[Given exercise]: Scan the data below and pick out the lines containing the word "matplotlib".

● ● ● ● ● ● ●

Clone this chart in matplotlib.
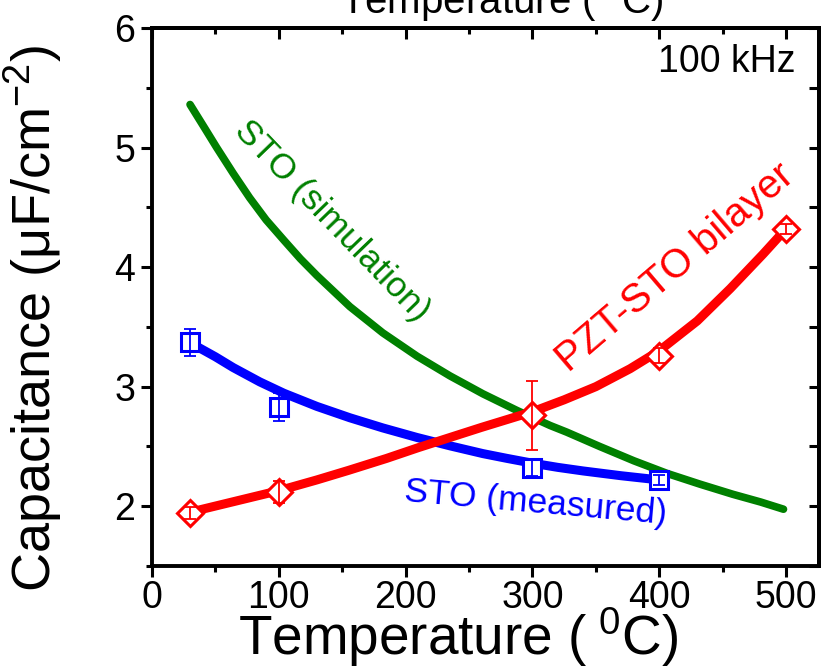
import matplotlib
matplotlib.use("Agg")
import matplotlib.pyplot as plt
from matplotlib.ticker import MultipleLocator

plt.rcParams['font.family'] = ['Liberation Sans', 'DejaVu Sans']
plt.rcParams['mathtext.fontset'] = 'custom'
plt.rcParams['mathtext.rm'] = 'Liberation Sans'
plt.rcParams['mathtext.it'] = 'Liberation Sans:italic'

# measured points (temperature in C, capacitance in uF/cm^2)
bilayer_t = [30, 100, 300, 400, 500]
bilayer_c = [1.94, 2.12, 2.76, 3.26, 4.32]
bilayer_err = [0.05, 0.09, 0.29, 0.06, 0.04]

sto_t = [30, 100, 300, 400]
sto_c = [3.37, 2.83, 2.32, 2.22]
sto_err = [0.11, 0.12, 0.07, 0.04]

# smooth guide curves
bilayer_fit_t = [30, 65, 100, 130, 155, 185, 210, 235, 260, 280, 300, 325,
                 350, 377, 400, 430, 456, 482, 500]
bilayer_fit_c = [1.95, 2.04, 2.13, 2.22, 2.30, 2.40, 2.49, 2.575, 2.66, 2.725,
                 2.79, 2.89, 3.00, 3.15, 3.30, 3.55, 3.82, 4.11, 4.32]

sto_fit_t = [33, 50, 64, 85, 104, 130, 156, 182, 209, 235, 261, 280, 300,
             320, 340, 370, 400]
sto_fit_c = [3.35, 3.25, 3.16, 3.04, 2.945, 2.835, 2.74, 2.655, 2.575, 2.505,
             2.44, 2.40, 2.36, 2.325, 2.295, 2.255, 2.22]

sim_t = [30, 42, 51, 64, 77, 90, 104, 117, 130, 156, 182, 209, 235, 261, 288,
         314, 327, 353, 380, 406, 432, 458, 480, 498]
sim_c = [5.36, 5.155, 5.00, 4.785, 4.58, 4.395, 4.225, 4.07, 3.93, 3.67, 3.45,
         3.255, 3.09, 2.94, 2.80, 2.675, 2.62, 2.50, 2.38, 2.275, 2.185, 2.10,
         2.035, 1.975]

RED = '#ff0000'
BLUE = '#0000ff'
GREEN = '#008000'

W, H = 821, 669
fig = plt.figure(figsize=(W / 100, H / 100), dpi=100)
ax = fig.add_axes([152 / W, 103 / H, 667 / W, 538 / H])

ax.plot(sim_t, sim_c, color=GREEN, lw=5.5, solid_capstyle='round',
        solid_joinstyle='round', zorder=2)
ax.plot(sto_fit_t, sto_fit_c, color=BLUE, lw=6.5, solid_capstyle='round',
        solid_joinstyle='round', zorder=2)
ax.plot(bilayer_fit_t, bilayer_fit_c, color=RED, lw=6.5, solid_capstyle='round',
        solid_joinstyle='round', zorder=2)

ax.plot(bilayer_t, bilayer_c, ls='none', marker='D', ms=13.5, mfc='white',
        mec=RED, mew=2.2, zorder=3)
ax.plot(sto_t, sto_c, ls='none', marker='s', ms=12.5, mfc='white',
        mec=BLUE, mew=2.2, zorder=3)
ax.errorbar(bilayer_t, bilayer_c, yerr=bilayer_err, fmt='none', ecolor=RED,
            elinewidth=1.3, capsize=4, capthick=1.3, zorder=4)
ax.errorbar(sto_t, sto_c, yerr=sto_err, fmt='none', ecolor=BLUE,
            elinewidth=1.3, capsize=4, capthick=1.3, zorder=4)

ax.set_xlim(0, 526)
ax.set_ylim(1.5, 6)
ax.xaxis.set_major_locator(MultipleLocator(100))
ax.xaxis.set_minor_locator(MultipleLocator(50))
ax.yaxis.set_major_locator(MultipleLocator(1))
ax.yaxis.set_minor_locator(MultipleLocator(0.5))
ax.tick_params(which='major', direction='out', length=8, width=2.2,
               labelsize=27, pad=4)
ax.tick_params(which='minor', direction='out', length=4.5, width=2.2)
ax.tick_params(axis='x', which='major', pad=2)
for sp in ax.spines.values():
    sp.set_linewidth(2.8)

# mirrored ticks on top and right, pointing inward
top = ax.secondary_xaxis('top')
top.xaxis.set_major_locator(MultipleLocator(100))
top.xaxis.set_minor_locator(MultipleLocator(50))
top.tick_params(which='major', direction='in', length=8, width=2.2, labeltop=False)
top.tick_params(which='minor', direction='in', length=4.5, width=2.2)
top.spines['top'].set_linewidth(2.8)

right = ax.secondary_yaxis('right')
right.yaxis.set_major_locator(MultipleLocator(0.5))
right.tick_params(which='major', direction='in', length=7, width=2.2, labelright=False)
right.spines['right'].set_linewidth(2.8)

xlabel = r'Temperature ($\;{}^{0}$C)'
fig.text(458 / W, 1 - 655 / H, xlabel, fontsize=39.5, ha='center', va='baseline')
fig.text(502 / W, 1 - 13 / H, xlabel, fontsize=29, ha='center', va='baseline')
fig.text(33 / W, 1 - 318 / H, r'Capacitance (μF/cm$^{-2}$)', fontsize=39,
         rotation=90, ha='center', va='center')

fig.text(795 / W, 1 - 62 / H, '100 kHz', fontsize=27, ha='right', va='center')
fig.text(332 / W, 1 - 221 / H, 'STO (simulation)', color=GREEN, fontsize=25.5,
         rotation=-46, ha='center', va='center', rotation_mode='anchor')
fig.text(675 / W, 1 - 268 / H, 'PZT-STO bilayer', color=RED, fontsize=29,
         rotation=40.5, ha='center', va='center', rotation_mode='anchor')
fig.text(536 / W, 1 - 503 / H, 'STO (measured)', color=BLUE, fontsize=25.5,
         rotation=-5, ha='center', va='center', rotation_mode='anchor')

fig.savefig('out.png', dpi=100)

● ● ● ● ● ● ●

[The response]:
Clone this chart in matplotlib.
import matplotlib
matplotlib.use("Agg")
import matplotlib.pyplot as plt
from matplotlib.ticker import MultipleLocator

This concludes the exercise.